Ingredients:
- 1.5 cups fresh or frozen cranberries
- 0.25 cup raw honey
- 1 tbsp freshly squeezed orange juice
- 1 tsp orange zest
- 0.5 tsp fresh thyme leaves
- 1 sheet frozen puff pastry, thawed
- 8 oz triple-cream Brie cheese, chilled
- 0.25 cup chopped walnuts
- 1 sprig fresh rosemary
- 0.5 tsp flaky sea salt
Instructions:
- In a small saucepan over medium heat, combine the cranberries, honey, and orange juice. Simmer until the berries burst and the liquid reduces into a thick glaze. Stir in the thyme and orange zest, then remove from heat to cool completely.
- Unfold the chilled puff pastry on a lightly floured surface. Using a pizza cutter, slice the sheet into 24 even squares. Press each square gently into the wells of a 24-count mini muffin tin and refrigerate.

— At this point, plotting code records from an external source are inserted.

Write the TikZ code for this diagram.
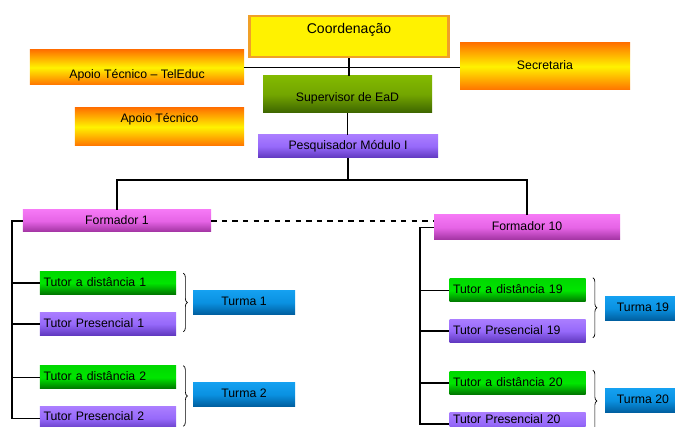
\documentclass[tikz,border=0pt]{standalone}
\usepackage{fontspec}
\setmainfont{Liberation Sans}
\usetikzlibrary{decorations.pathreplacing}

\begin{document}
\begin{tikzpicture}[x=0.2mm,y=-0.2mm,
	box/.style={inner sep=0pt,text height=5pt,text depth=1.5pt,font=\fontsize{7}{8}\selectfont},
	laranja/.style={box,top color=orange!90!red,bottom color=orange!90!red,middle color=yellow!90!orange},
	verde/.style={box,top color=green!85!black,bottom color=green!45!black,middle color=green!90!black},
	oliva/.style={box,top color={rgb,255:red,130;green,185;blue,0},bottom color={rgb,255:red,60;green,100;blue,0},middle color={rgb,255:red,115;green,165;blue,0}},
	roxo/.style={box,top color={rgb,255:red,170;green,125;blue,255},bottom color={rgb,255:red,95;green,55;blue,190},middle color={rgb,255:red,150;green,105;blue,250}},
	rosa/.style={box,top color={rgb,255:red,245;green,120;blue,245},bottom color={rgb,255:red,160;green,50;blue,160},middle color={rgb,255:red,230;green,100;blue,230}},
	azul/.style={box,top color={rgb,255:red,20;green,160;blue,240},bottom color={rgb,255:red,0;green,95;blue,160},middle color={rgb,255:red,10;green,145;blue,225},minimum width=20.4mm,minimum height=4.7mm},
	tutor/.style={minimum height=4.6mm,text width=25.8mm,align=left,inner xsep=0.7mm},
	chave/.style={decorate,decoration={brace,amplitude=0.8mm},line width=0.4pt}]
	\useasboundingbox (0,0) rectangle (675,427);
	
	\node[box,fill=yellow,draw={rgb,255:red,240;green,160;blue,40},line width=1.6pt,minimum width=39.8mm,minimum height=8.2mm,text depth=8.3pt,font=\fontsize{8}{9}\selectfont] (coord) at (349,36.5) {Coordenação};
	\node[laranja,minimum width=42.8mm,minimum height=7mm,text height=13.5pt] (apoiotel) at (137,67.5) {Apoio Técnico -- TelEduc};
	\node[laranja,minimum width=34mm,minimum height=9.4mm] (secr) at (545,66.5) {Secretaria};
	\node[oliva,minimum width=33.8mm,minimum height=7.4mm,text height=9.5pt] (sup) at (347.5,94.5) {Supervisor de EaD};
	\node[laranja,minimum width=33.8mm,minimum height=7.6mm,text depth=10.5pt] (apoio) at (159.5,127) {Apoio Técnico};
	\node[roxo,minimum width=36mm,minimum height=4.6mm] (pesq) at (348,146.5) {Pesquisador Módulo I};
	
	\node[rosa,minimum width=37.6mm,minimum height=4.4mm] (form1) at (117,221) {Formador 1};
	\node[rosa,minimum width=37.2mm,minimum height=5mm] (form10) at (527,227.5) {Formador 10};
	
	\node[verde,tutor] (td1) at (108,283) {Tutor a distância 1};
	\node[roxo,tutor] (tp1) at (108,324) {Tutor Presencial 1};
	\node[azul] (turma1) at (244,302.5) {Turma 1};
	\node[verde,tutor] (td2) at (108,377.5) {Tutor a distância 2};
	\node[roxo,tutor,text depth=3.2pt] (tp2) at (108,418.5) {Tutor Presencial 2};
	\node[azul] (turma2) at (244,394.5) {Turma 2};
	
	\node[verde,tutor] (td19) at (517.5,290.5) {Tutor a distância 19};
	\node[roxo,tutor] (tp19) at (517.5,331) {Tutor Presencial 19};
	\node[azul,minimum width=15.2mm] (turma19) at (643,308.5) {Turma 19};
	\node[verde,tutor] (td20) at (517.5,383) {Tutor a distância 20};
	\node[roxo,tutor,text depth=5.5pt] (tp20) at (517.5,424) {Tutor Presencial 20};
	\node[azul,minimum width=15.2mm] (turma20) at (643,400.5) {Turma 20};
	
	\coordinate (split) at (348,180);
	\coordinate (lbus) at (12,221);
	\coordinate (rbus) at (420,227.5);
	
	\draw[line width=0.6pt] (coord.south) -- (coord.south |- sup.north);
	\draw[line width=0.6pt] (apoiotel.east) -- (apoiotel.east -| secr.west);
	\draw[line width=0.6pt] (sup.south) -- (sup.south |- pesq.north);
	\draw[line width=0.6pt] (pesq.south) -- (split);
	\draw[line width=0.6pt] (form1.north) |- (split) -| (form10.north);
	\draw[line width=0.6pt,dashed] (form1.east) -- (form1.east -| form10.west);
	
	\draw[line width=0.6pt] (form1.west) -- (lbus) |- (tp2.west);
	\foreach \t in {td1,tp1,td2}
		\draw[line width=0.6pt] (lbus |- \t.west) -- (\t.west);
	\draw[line width=0.6pt] (form10.west) -- (rbus) |- (tp20.west);
	\foreach \t in {td19,tp19,td20}
		\draw[line width=0.6pt] (rbus |- \t.west) -- (\t.west);
	
	\draw[chave] ([shift={(7,2)}]td1.north east) -- ([shift={(7,-4)}]tp1.south east);
	\draw[chave] ([shift={(7,0)}]td2.north east) -- ([shift={(7,-4)}]tp2.south east);
	\draw[chave] ([shift={(7,-1)}]td19.north east) -- ([shift={(7,-5)}]tp19.south east);
	\draw[chave] ([shift={(7,-1)}]td20.north east) -- ([shift={(7,-4)}]tp20.south east);
\end{tikzpicture}
\end{document}
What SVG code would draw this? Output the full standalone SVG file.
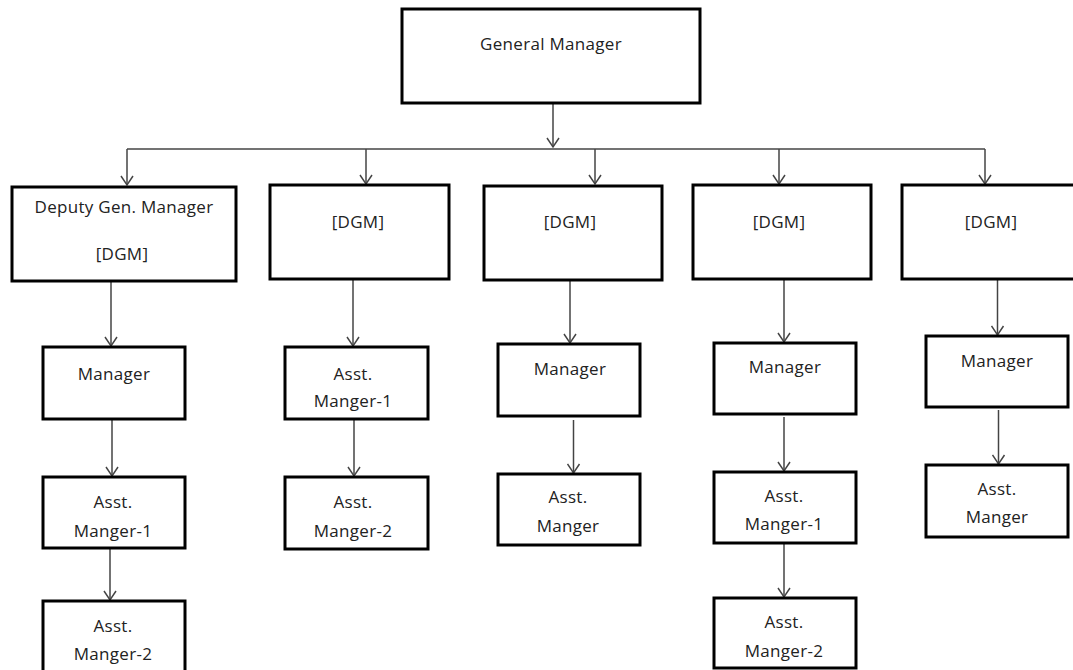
<svg xmlns="http://www.w3.org/2000/svg" width="1073" height="670" viewBox="0 0 1073 670">
<style>
.box{fill:#fff;stroke:#000;stroke-width:3}
.t{font-family:"Open Sans",sans-serif;font-size:17px;fill:#222;text-anchor:middle;letter-spacing:0.3px}
.c{fill:none;stroke:#444;stroke-width:1.5}
</style>
<defs>
<marker id="a" viewBox="-11 -7 13 14" markerWidth="13" markerHeight="14" refX="0" refY="0" orient="auto" markerUnits="userSpaceOnUse">
<path d="M-9,-6 L0,0 L-9,6" fill="none" stroke="#444" stroke-width="1.5"/>
</marker>
</defs>
<g id="connectors">
<line class="c" x1="553" y1="103" x2="553" y2="147" marker-end="url(#a)"/>
<line class="c" x1="127" y1="149" x2="985" y2="149"/>
<line class="c" x1="127" y1="149" x2="127" y2="185" marker-end="url(#a)"/>
<line class="c" x1="366" y1="149" x2="366" y2="184" marker-end="url(#a)"/>
<line class="c" x1="595" y1="149" x2="595" y2="184" marker-end="url(#a)"/>
<line class="c" x1="779" y1="149" x2="779" y2="184" marker-end="url(#a)"/>
<line class="c" x1="985" y1="149" x2="985" y2="184" marker-end="url(#a)"/>
<line class="c" x1="111" y1="281" x2="111" y2="346" marker-end="url(#a)"/>
<line class="c" x1="112" y1="419" x2="112" y2="476" marker-end="url(#a)"/>
<line class="c" x1="110" y1="548" x2="110" y2="600" marker-end="url(#a)"/>
<line class="c" x1="353" y1="279" x2="353" y2="346" marker-end="url(#a)"/>
<line class="c" x1="354" y1="419" x2="354" y2="476" marker-end="url(#a)"/>
<line class="c" x1="570" y1="280" x2="570" y2="343" marker-end="url(#a)"/>
<line class="c" x1="573.5" y1="420" x2="573.5" y2="473" marker-end="url(#a)"/>
<line class="c" x1="784" y1="279" x2="784" y2="342" marker-end="url(#a)"/>
<line class="c" x1="784" y1="417" x2="784" y2="471" marker-end="url(#a)"/>
<line class="c" x1="784" y1="543" x2="784" y2="597" marker-end="url(#a)"/>
<line class="c" x1="997.5" y1="277" x2="997.5" y2="335" marker-end="url(#a)"/>
<line class="c" x1="998.5" y1="410" x2="998.5" y2="464" marker-end="url(#a)"/>
</g>
<g id="gm"><rect class="box" x="402" y="9" width="298" height="94"/><text class="t" x="551" y="50">General Manager</text></g>
<g id="dgm1"><rect class="box" x="12" y="187" width="224" height="94"/><text class="t" x="124" y="213">Deputy Gen. Manager</text><text class="t" x="122" y="260">[DGM]</text></g>
<g id="dgm2"><rect class="box" x="270" y="185" width="179" height="94"/><text class="t" x="358" y="228">[DGM]</text></g>
<g id="dgm3"><rect class="box" x="484" y="186" width="178" height="94"/><text class="t" x="570" y="228">[DGM]</text></g>
<g id="dgm4"><rect class="box" x="693" y="185" width="178" height="94"/><text class="t" x="779" y="228">[DGM]</text></g>
<g id="dgm5"><rect class="box" x="902" y="185" width="190" height="94"/><text class="t" x="991" y="228">[DGM]</text></g>
<g id="c1m"><rect class="box" x="43" y="347" width="142" height="72"/><text class="t" x="114" y="380">Manager</text></g>
<g id="c1a1"><rect class="box" x="43" y="477" width="142" height="71"/><text class="t" x="113" y="508">Asst.</text><text class="t" x="113" y="537">Manger-1</text></g>
<g id="c1a2"><rect class="box" x="43" y="601" width="142" height="80"/><text class="t" x="113" y="632">Asst.</text><text class="t" x="113" y="660">Manger-2</text></g>
<g id="c2a1"><rect class="box" x="285" y="347" width="143" height="72"/><text class="t" x="353" y="380">Asst.</text><text class="t" x="353" y="407">Manger-1</text></g>
<g id="c2a2"><rect class="box" x="285" y="477" width="143" height="72"/><text class="t" x="353" y="508">Asst.</text><text class="t" x="353" y="537">Manger-2</text></g>
<g id="c3m"><rect class="box" x="498" y="344" width="142" height="72"/><text class="t" x="570" y="375">Manager</text></g>
<g id="c3a"><rect class="box" x="498" y="474" width="142" height="71"/><text class="t" x="568" y="503">Asst.</text><text class="t" x="568" y="532">Manger</text></g>
<g id="c4m"><rect class="box" x="714" y="343" width="142" height="71"/><text class="t" x="785" y="373">Manager</text></g>
<g id="c4a1"><rect class="box" x="714" y="472" width="142" height="71"/><text class="t" x="784" y="502">Asst.</text><text class="t" x="784" y="530">Manger-1</text></g>
<g id="c4a2"><rect class="box" x="714" y="598" width="142" height="70"/><text class="t" x="784" y="628">Asst.</text><text class="t" x="784" y="657">Manger-2</text></g>
<g id="c5m"><rect class="box" x="926" y="336" width="142" height="71"/><text class="t" x="997" y="367">Manager</text></g>
<g id="c5a"><rect class="box" x="926" y="465" width="142" height="72"/><text class="t" x="997" y="495">Asst.</text><text class="t" x="997" y="523">Manger</text></g>
</svg>
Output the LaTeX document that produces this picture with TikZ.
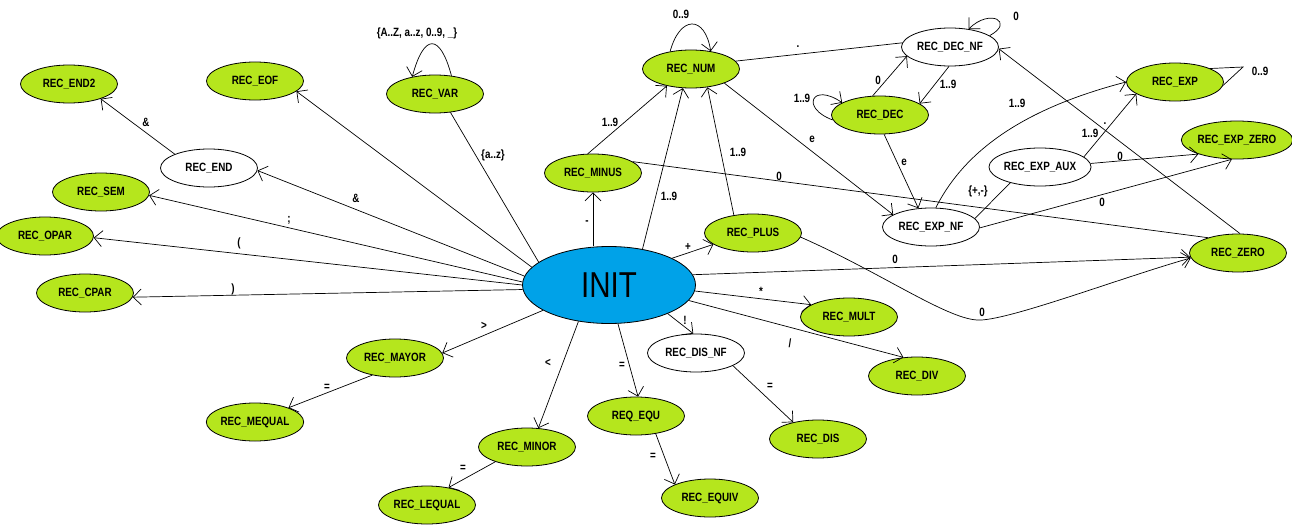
\documentclass[tikz,border=0pt]{standalone}
\usepackage{fontspec}
\setmainfont{Liberation Sans}[FakeStretch=0.82]
\usetikzlibrary{shapes.geometric,arrows.meta}
\definecolor{paintgreen}{HTML}{B5E61D}
\definecolor{initblue}{HTML}{00A2E8}
\newcommand\lblfont{\fontsize{12}{13}\selectfont\bfseries}
\tikzset{
  st/.style={ellipse, draw, line width=0.8pt, fill=paintgreen, minimum width=97pt, minimum height=38pt, inner sep=0pt, font=\lblfont},
  nf/.style={st, fill=white},
  initst/.style={ellipse, draw, line width=0.8pt, fill=initblue, minimum width=173pt, minimum height=77pt, inner sep=0pt, font=\fontsize{36}{38}\selectfont},
  arr/.style={-{Straight Barb[length=8pt,width=16pt]}, line width=0.7pt},
  ln/.style={line width=0.7pt},
  lb/.style={font=\lblfont, inner sep=0pt}
}
\begin{document}
\begin{tikzpicture}[x=1pt,y=-1pt]
\useasboundingbox (0,0) rectangle (1292,527);
\fill[white] (0,0) rectangle (1292,527);
% states
\node[st] (end2) at (69,84) {REC\_END2};
\node[st] (eof) at (255,81) {REC\_EOF};
\node[st] (var) at (435,94) {REC\_VAR};
\node[nf] (end) at (209,168) {REC\_END};
\node[st] (sem) at (101,192) {REC\_SEM};
\node[st] (opar) at (45,236) {REC\_OPAR};
\node[st] (cpar) at (85,293) {REC\_CPAR};
\node[st] (num) at (691,69) {REC\_NUM};
\node[st] (minus) at (593,173) {REC\_MINUS};
\node[st] (plus) at (753,233) {REC\_PLUS};
\node[st] (dec) at (880,115) {REC\_DEC};
\node[nf] (decnf) at (950,47) {REC\_DEC\_NF};
\node[st] (exp) at (1175,82) {REC\_EXP};
\node[st] (expzero) at (1237,140) {REC\_EXP\_ZERO};
\node[nf] (expaux) at (1040,167) {REC\_EXP\_AUX};
\node[nf] (expnf) at (931,227) {REC\_EXP\_NF};
\node[st] (zero) at (1238,253) {REC\_ZERO};
\node[initst] (init) at (609,285) {INIT};
\node[st] (mult) at (849,317) {REC\_MULT};
\node[nf] (disnf) at (696,353) {REC\_DIS\_NF};
\node[st] (div) at (917,376) {REC\_DIV};
\node[st] (equ) at (636,416) {REQ\_EQU};
\node[st] (dis) at (818,439) {REC\_DIS};
\node[st] (equiv) at (710,498) {REC\_EQUIV};
\node[st] (mayor) at (395,358) {REC\_MAYOR};
\node[st] (mequal) at (255,422) {REC\_MEQUAL};
\node[st] (minor) at (527,447) {REC\_MINOR};
\node[st] (lequal) at (427,505) {REC\_LEQUAL};
% transitions
\draw[arr] (init.167) -- (eof.-14);
\draw[arr] (init.174) -- (end.-3);
\draw[arr] (init.178) -- (sem.-4);
\draw[arr] (init.180) -- (opar.-2);
\draw[arr] (init.183) -- (cpar.-5);
\draw[ln] (init.162) -- (var.-50);
\draw[arr] (end.158) -- (end2.-25);
\draw[arr] (init.north -| minus.south) -- (minus.south);
\draw[arr] (init.47) -- (num.-113);
\draw[arr] (minus.105) -- (num.-145);
\draw[arr] (plus.137) -- (num.-48);
\draw[arr] (init.23) -- (plus.196);
\draw[arr] (init.7) -- (zero.185);
\draw[arr] (init.-4) -- (mult.162);
\draw[arr] (init.-11) -- (div.126);
\draw[arr] (init.-26) -- (disnf.98);
\draw[arr] (init.-77) -- (equ.84);
\draw[arr] (init.-130) -- (minor.59);
\draw[arr] (init.-159) -- (mayor.6);
\draw[arr] (mayor.-143) -- (mequal.23);
\draw[arr] (minor.-155) -- (lequal.39);
\draw[arr] (equ.-42) -- (equiv.159);
\draw[arr] (disnf.-19) -- (dis.146);
\draw[arr] (var.48) .. controls (440,33) and (424,33) .. (var.143);
\draw[arr] (num.140) .. controls (680,15) and (705,15) .. (num.42);
\draw[ln] (num.10) -- (decnf.175);
\draw[arr] (num.-23) -- (expnf.162);
\draw[arr] (decnf.16) .. controls (1015,22) and (990,8) .. (decnf.44);
\draw[arr] (dec.111) -- (decnf.192);
\draw[arr] (decnf.-93) -- (dec.16);
\draw[arr] (dec.186) .. controls (800,108) and (812,82) .. (dec.162);
\draw[arr] (dec.-78) -- (expnf.124);
\draw[arr] (expnf.76) .. controls (960,160) and (1010,112) .. (exp.180);
\draw[ln] (expnf.11) -- (expaux.208);
\draw[arr] (expaux.13) -- (exp.197);
\draw[arr] (expaux.4) -- (expzero.200);
\draw[arr] (expnf.-1) -- (expzero.-105);
\coordinate (exptip) at (1243,67);
\draw[ln] (exp.21) -- (exptip) -- (exp.-4);
\draw[ln] (minus.16) -- (zero.153);
\draw[arr] (zero.84) -- (decnf.-2);
\coordinate (pzlow) at (977,320);
\draw[arr] (plus.-5) .. controls (880,272) and (945,318) .. (pzlow) .. controls (1005,322) and (1120,278) .. (zero.186);
% labels
\node[lb] (t1) at (146,122) {\&};
\node[lb] (t2) at (356,198) {\&};
\node[lb] (t3) at (289,220) {;};
\node[lb] (t4) at (239,243) {(};
\node[lb] (t5) at (233,289) {)};
\node[lb] (t6) at (493,155) {\{a..z\}};
\node[lb] (t7) at (417,33) {\{A..Z, a..z, 0..9, \_\}};
\node[lb] (t8) at (587,223) {-};
\node[lb] (t9) at (669,196) {1..9};
\node[lb] (t10) at (610,122) {1..9};
\node[lb] (t11) at (738,152) {1..9};
\node[lb] (t12) at (688,247) {+};
\node[lb] (t13) at (681,14) {0..9};
\node[lb] (t14) at (798,47) {.};
\node[lb] (t15) at (812,139) {e};
\node[lb] (t16) at (1016,16) {0};
\node[lb] (t17) at (878,80) {0};
\node[lb] (t18) at (948,84) {1..9};
\node[lb] (t19) at (802,98) {1..9};
\node[lb] (t20) at (904,162) {e};
\node[lb] (t21) at (1017,103) {1..9};
\node[lb] (t22) at (978,191) {\{+,-\}};
\node[lb] (t23) at (1090,133) {1..9};
\node[lb] (t24) at (1105,124) {.};
\node[lb] (t25) at (1120,156) {0};
\node[lb] (t26) at (1102,202) {0};
\node[lb] (t27) at (1260,71) {0..9};
\node[lb] (t28) at (779,176) {0};
\node[lb] (t29) at (895,259) {0};
\node[lb] (t30) at (982,312) {0};
\node[lb] (t31) at (761,291) {*};
\node[lb] (t32) at (790,343) {/};
\node[lb] (t33) at (685,320) {!};
\node[lb] (t34) at (622,365) {=};
\node[lb] (t35) at (548,363) {<};
\node[lb] (t36) at (484,326) {>};
\node[lb] (t37) at (327,387) {=};
\node[lb] (t38) at (463,468) {=};
\node[lb] (t39) at (653,456) {=};
\node[lb] (t40) at (770,386) {=};
\end{tikzpicture}
\end{document}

- Cut the chilled Brie into 24 small 1-inch cubes, keeping the rind intact for structural integrity. Place one cube into each pastry-lined well.
- Top each Brie cube with a small spoonful of the cooled cranberry reduction and a piece of walnut.
- Bake in a preheated 200°C (400°F) oven for 15 minutes until the pastry is deep golden and the cheese is bubbling.
- Garnish with fresh rosemary and a pinch of flaky sea salt before serving.